The opening 3 verses of Isaiah 61 are a clear prophecy of Jesus and the ministry He brings into the lives of His people, and in fact He quotes these words in Luke 4: “The Spirit of the Sovereign Lord is on me, because the Lord has anointed me to preach good news to the poor. He has sent me to bind up the brokenhearted, to proclaim freedom for the captives and release from darkness for the prisoners, to proclaim the year of the Lord’s favour and the day of vengeance of our God, to comfort all who mourn, and provide for those who grieve in Zion--to bestow on them a crown of beauty instead of ashes, the oil of gladness instead of mourning, and a garment of praise instead of a spirit of despair. They will be called oaks of righteousness, a planting of the Lord for the display of His splendour.”
Perhaps today you need the Cross of Christ in your life.

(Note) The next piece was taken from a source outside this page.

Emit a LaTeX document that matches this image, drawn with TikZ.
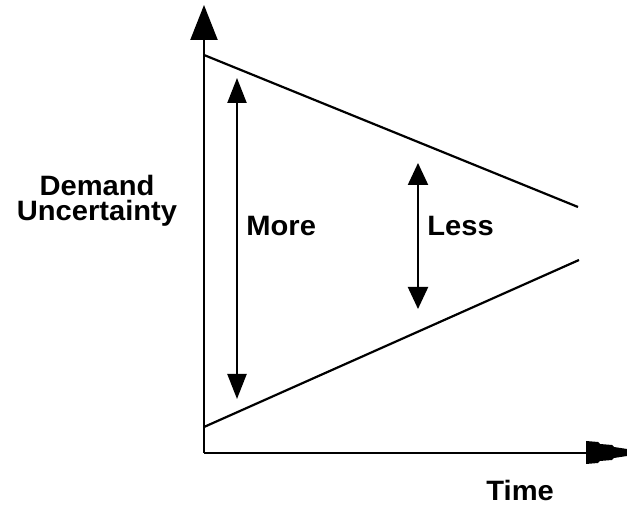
\documentclass[tikz,border=0pt]{standalone}
\usepackage{fontspec}
\setmainfont{Liberation Sans}[FakeStretch=1.04]
\usetikzlibrary{arrows.meta}
\tikzset{
  lbl/.style={font=\fontsize{14pt}{12.5pt}\selectfont\bfseries, inner sep=0pt},
  lineb/.style={line width=1.1pt, black},
  bigtip/.style={-{Triangle[width=13.5pt,length=17.5pt]}},
  dbl/.style={{Triangle[width=9.5pt,length=12.5pt]}-{Triangle[width=9.5pt,length=12.5pt]}},
  dbls/.style={{Triangle[width=10pt,length=11pt]}-{Triangle[width=10pt,length=11pt]}}
}
\begin{document}
\begin{tikzpicture}[x=0.5pt,y=-0.5pt]
\useasboundingbox (0,0) rectangle (627,506);
% axes
\coordinate (O) at (204,453);
\coordinate (Ytop) at (204,5);
\coordinate (Xend) at (590,453);
\draw[lineb, bigtip] (O) -- (Ytop);
\draw[lineb] (O) -- (Xend);
\fill (586,441) -- (598,442) -- (600,444) -- (612,445) -- (614,447) -- (627,449)
  -- (627,456) -- (614,458) -- (612,460) -- (600,461) -- (598,463) -- (586,464) -- cycle;
% funnel lines
\coordinate (U1) at (204,55);
\coordinate (U2) at (578,207);
\coordinate (L1) at (204,427);
\coordinate (L2) at (579,260);
\draw[lineb] (U1) -- (U2);
\draw[lineb] (L1) -- (L2);
% double arrows
\coordinate (M1) at (237,78);
\coordinate (M2) at (237,399);
\draw[lineb, dbl] (M1) -- (M2);
\coordinate (S1) at (418,163);
\coordinate (S2) at (418,309);
\draw[lineb, dbls] (S1) -- (S2);
% labels
\node[lbl, align=center, anchor=base] (du) at (97,221) {Demand\\Uncertainty};
\node[lbl, anchor=base west] (more) at (246,236) {More};
\node[lbl, anchor=base west] (less) at (427,236) {Less};
\node[lbl, anchor=base west] (time) at (486,501) {Time};
\end{tikzpicture}
\end{document}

You need the power of the death and Resurrection of the Lord Jesus to transform your bitter waters.
Are you thirsty? Then come to the Table today.
Don’t stop at Marah. Keep moving, there is an Elim in front of you.
Verse 4 of Psalm 42 says, “These things I remember as I pour out my soul: how I used to go with the multitude, leading the procession to the house of God, with shouts of joy and thanksgiving among the festive throng.” When life is bitter, and you feel that your joy has been taken away, look to Christ as your source of hope and joy.
Remember that it is the Cross of the Lord Jesus Christ that transforms, that redeems, that turns us from a bitter life to a sweet one.
Habakkuk 3:17-18 says “Though the fig tree does not bud and there are no grapes on the vines, though the olive crop fails and the fields produce no food, though there are no sheep in the pen and no cattle in the stalls, yet I will rejoice in the Lord, I will be joyful in God my Saviour.”
Homegroup Study Notes
Read Exodus 15:1-18
The Lord had just done something amazing in the lives of the Israelites.
Through Moses He promised to deliver His people from hundreds of years of oppression and suffering. The psalm we have just read is a psalm of worship to the God who promises and delivers.
But then things take a turn for the worse.
Read Exodus 15:22-27
Why do you think God allows or brings “Marah moments” into our lives?
Describe a Marah moment that you have been through.
What were the circumstances, and what made the experience particularly bitter?
In which ways could you see God working to change your Marah moment into an Elim moment?
Share with your group how you have seen Jesus change the bitter into the sweet.
Close by praying for each other, in particular for anyone in your group or whom you may know who might be struggling through a Marah moment right now.